Traditionally, the EPP has formed vote-by-vote majorities with centrist, mainstream political factions such as the Socialists and Democrats and the liberals. During the election campaign, the Socialists threatened not to support EPP candidate Ursula von der Leyen for a second five-year term as European Commission president if there was any “structural cooperation” between the EPP and the ECR.
Still, months before the election, the EPP and its leaders kept the door open to the right, especially parts of the ECR it deemed legitimate and useful partners on topics like supporting Ukraine, which could mean a significant rightward shift for EU policymaking ranging from migration to protection of traditional industries, like farming and steel making.
“We have a responsibility also after this election to make sure that something changed … The majority will include the ECR very often,” Peter Liese, an EPP lawmaker from Germany, told journalists Monday.
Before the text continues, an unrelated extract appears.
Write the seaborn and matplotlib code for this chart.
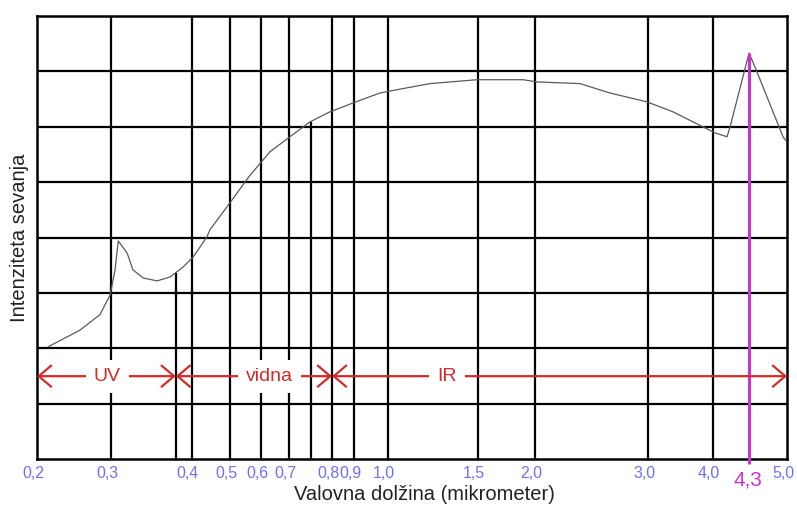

The EPP is cashing in on that promise even as its faces off with Socialists in a high-stakes game of “who blinks first” in the Parliament, leaving the Commission in uncertainty at a time of high geopolitical instability and weeks before the inauguration of U.S. President-elect Donald Trump.
On Wednesday, senior lawmakers come together behind closed doors to decide the fate of seven European commissioner nominees, hinging on the Socialists’ prized commissioner, Spanish Ecological Transition Minister Teresa Ribera and the darling of the right, Raffaele Fitto, who is backed by the EPP.
Fitto was nominated by Italian Prime Minister Giorgia Meloni, whose party is a member of the ECR. The other 19 future European commissioners who have been tentatively approved so far have only been approved with the help of the ECR.